LONDON – Crowds in London cheered and waved flags as they heard Wednesday that their city had upset Paris to win the 2012 Olympics (search).
Prince William, who is in New Zealand, joined the celebration.
"I'm looking forward to what I'm sure will be a fantastic Olympic Games," he said.
Jets roared over London trailing red, white and blue smoke — the colors of the British flag — to celebrate the win.
The announcement by the International Olympic Committee (search) in Singapore was shown on a giant television screen in Trafalgar Square (search) in central London, and in the east London area where the Olympic village will rise.
"This is a truly fantastic day for east and southeast London," said Robin Wales, mayor of the east London borough of Newham, where much of the games will be held. "It is a massive opportunity and also a big responsibility."
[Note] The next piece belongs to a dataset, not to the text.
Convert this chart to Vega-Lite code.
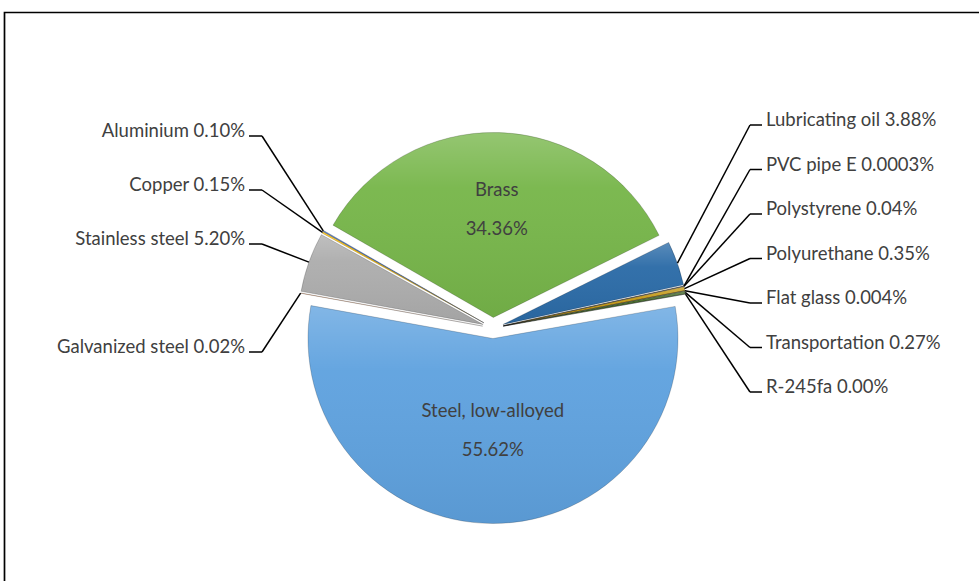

London's bid enjoyed a late surge, ending up as one of the final two against Paris after Moscow, New York and Madrid were eliminated in voting by the International Olympic Committee.
London's proposal called for creating an Olympic Stadium and village on undeveloped land in Stratford, on the eastern edge of the city.
Other venues would include London landmarks such as Wimbledon, Wembley Stadium and Regent's Park.
In a report issued on June 6, the IOC evaluation commission praised the "very high quality" and "high level of planning" of London's bid.
The only significant opposition came from about 100 small, private businesses within the planned stadium site who say relocation proposals offered by London 2012 officials aren't good enough.
London has hosted the Olympics twice — in 1908 and 1948. Britain mounted three recent unsuccessful bids, Birmingham (1992) and Manchester (1996 and 2000), but London was considered the only real potential winner.
London got off to a slow start but made big strides under Sebastian Coe, a two-time Olympic 1,500-meter gold medalist who replaced American businesswoman Barbara Cassani as head of the bid in May 2004.